> **Exercise task**
In the records below, find the line that contains "What Chart.js code" and the line that contains "3.16e-5, 1e-5, 1e-5];". Set down exactly those lines and every line between them, and nothing more.

> **Supplied data**
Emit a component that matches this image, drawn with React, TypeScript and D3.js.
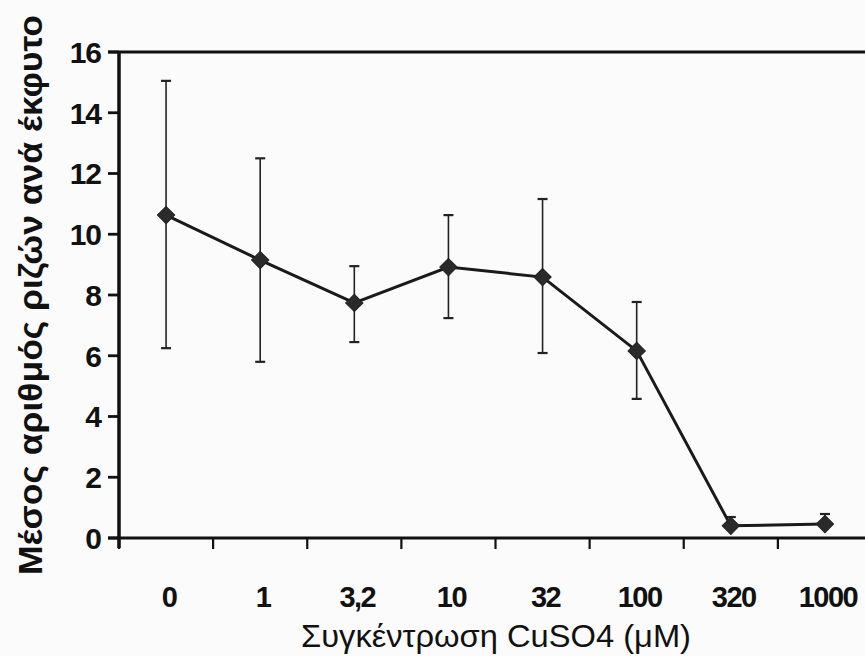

==

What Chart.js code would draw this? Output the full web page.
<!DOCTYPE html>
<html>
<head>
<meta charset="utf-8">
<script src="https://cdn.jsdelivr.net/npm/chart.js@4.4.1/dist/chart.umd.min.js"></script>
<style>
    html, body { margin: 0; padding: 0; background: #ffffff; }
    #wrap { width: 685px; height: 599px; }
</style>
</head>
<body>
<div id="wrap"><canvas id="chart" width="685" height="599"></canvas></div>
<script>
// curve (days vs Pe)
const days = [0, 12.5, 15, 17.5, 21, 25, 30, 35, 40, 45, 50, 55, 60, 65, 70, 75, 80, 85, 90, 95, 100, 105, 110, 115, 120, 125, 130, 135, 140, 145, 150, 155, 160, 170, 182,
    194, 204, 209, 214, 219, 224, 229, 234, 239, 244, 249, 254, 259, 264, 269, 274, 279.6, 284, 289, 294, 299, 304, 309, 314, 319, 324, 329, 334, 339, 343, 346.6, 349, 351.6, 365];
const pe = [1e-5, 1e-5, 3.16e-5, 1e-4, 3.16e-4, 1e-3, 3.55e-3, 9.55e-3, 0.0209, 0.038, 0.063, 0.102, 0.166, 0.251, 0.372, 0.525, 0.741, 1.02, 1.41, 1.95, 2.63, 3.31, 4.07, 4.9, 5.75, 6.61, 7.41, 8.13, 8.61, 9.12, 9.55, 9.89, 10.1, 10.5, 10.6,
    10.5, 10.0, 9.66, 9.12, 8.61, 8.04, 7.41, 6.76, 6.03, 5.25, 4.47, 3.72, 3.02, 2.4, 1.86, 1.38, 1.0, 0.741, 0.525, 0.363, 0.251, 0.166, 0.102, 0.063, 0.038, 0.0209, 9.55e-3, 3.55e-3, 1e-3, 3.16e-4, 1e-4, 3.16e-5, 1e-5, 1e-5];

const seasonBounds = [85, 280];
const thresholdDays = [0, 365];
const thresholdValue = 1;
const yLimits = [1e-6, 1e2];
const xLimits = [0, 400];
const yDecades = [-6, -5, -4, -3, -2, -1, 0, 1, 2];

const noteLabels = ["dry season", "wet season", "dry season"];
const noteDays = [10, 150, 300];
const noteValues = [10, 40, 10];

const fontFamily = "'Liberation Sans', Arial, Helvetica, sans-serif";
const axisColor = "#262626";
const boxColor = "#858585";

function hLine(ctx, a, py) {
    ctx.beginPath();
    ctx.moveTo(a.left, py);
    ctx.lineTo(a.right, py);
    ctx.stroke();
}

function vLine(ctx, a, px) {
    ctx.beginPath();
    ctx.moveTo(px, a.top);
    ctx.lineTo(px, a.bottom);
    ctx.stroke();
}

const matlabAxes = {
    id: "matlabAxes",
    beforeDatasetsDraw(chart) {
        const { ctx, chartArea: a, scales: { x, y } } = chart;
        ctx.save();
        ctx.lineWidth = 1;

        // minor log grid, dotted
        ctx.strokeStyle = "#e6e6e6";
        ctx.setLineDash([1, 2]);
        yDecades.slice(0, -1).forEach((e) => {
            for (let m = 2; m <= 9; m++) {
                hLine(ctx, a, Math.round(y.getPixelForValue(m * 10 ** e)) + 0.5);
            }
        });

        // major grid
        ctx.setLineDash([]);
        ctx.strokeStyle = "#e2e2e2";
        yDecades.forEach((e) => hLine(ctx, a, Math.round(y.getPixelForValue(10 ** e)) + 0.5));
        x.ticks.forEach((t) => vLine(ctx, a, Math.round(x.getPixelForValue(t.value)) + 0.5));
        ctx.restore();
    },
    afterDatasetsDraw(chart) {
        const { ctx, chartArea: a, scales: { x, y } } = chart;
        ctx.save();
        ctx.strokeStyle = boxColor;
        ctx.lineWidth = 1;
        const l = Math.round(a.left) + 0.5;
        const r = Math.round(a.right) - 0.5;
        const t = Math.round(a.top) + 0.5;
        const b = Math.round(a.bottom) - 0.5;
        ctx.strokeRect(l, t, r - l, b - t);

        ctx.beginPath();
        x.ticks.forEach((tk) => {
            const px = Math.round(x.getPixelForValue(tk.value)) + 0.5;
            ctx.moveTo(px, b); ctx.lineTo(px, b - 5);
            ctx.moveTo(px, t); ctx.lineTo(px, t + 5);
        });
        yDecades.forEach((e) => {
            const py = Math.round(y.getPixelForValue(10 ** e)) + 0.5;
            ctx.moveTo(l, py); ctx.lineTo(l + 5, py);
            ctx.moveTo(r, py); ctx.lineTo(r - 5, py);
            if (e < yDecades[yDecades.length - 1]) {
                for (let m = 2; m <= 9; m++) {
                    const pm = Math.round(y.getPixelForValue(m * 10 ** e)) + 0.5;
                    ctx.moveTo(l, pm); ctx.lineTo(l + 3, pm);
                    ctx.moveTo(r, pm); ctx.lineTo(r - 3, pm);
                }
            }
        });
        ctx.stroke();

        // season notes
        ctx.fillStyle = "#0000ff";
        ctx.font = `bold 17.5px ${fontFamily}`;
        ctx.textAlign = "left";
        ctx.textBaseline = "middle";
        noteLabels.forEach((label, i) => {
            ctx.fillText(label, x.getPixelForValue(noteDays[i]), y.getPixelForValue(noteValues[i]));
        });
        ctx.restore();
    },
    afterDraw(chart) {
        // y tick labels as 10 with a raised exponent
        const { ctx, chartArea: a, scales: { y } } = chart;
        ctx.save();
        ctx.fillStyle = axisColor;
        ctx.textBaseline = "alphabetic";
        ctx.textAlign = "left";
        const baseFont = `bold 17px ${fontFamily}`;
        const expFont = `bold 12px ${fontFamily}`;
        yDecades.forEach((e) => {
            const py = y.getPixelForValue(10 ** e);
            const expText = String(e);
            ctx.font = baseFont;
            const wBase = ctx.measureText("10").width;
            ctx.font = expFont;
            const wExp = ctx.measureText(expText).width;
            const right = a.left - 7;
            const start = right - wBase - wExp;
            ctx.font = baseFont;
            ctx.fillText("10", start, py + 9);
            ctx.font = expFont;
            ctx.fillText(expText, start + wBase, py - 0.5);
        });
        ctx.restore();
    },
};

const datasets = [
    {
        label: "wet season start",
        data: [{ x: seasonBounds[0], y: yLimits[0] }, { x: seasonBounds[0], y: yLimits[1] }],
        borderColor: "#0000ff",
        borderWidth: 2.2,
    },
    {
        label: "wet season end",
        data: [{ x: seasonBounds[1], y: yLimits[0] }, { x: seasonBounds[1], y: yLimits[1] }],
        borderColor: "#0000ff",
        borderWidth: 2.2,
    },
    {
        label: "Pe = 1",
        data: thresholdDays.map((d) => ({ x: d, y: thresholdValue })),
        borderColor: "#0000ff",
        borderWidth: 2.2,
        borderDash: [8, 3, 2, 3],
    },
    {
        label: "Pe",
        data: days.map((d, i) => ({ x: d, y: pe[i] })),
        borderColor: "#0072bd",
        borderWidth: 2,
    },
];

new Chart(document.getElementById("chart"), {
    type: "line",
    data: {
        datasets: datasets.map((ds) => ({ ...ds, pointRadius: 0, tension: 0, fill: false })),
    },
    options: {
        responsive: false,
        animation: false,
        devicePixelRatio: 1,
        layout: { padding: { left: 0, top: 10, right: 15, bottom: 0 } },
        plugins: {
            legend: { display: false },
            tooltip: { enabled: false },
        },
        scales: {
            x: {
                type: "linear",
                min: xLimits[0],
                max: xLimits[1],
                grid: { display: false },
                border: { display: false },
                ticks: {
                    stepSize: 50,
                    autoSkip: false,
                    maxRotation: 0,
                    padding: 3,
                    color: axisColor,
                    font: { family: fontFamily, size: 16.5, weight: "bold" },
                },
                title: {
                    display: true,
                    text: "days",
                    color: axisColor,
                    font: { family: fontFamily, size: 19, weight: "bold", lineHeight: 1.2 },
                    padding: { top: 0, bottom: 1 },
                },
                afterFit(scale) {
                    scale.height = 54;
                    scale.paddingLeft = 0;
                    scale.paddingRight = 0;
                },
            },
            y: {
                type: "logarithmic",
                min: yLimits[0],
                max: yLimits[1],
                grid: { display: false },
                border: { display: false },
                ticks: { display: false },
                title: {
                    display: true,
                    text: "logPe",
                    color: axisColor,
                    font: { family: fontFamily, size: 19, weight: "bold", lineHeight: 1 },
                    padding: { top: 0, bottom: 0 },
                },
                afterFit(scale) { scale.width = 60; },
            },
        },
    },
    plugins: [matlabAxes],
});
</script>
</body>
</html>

> **Worked solution**
What Chart.js code would draw this? Output the full web page.
<!DOCTYPE html>
<html>
<head>
<meta charset="utf-8">
<script src="https://cdn.jsdelivr.net/npm/chart.js@4.4.1/dist/chart.umd.min.js"></script>
<style>
    html, body { margin: 0; padding: 0; background: #ffffff; }
    #wrap { width: 685px; height: 599px; }
</style>
</head>
<body>
<div id="wrap"><canvas id="chart" width="685" height="599"></canvas></div>
<script>
// curve (days vs Pe)
const days = [0, 12.5, 15, 17.5, 21, 25, 30, 35, 40, 45, 50, 55, 60, 65, 70, 75, 80, 85, 90, 95, 100, 105, 110, 115, 120, 125, 130, 135, 140, 145, 150, 155, 160, 170, 182,
    194, 204, 209, 214, 219, 224, 229, 234, 239, 244, 249, 254, 259, 264, 269, 274, 279.6, 284, 289, 294, 299, 304, 309, 314, 319, 324, 329, 334, 339, 343, 346.6, 349, 351.6, 365];
const pe = [1e-5, 1e-5, 3.16e-5, 1e-4, 3.16e-4, 1e-3, 3.55e-3, 9.55e-3, 0.0209, 0.038, 0.063, 0.102, 0.166, 0.251, 0.372, 0.525, 0.741, 1.02, 1.41, 1.95, 2.63, 3.31, 4.07, 4.9, 5.75, 6.61, 7.41, 8.13, 8.61, 9.12, 9.55, 9.89, 10.1, 10.5, 10.6,
    10.5, 10.0, 9.66, 9.12, 8.61, 8.04, 7.41, 6.76, 6.03, 5.25, 4.47, 3.72, 3.02, 2.4, 1.86, 1.38, 1.0, 0.741, 0.525, 0.363, 0.251, 0.166, 0.102, 0.063, 0.038, 0.0209, 9.55e-3, 3.55e-3, 1e-3, 3.16e-4, 1e-4, 3.16e-5, 1e-5, 1e-5];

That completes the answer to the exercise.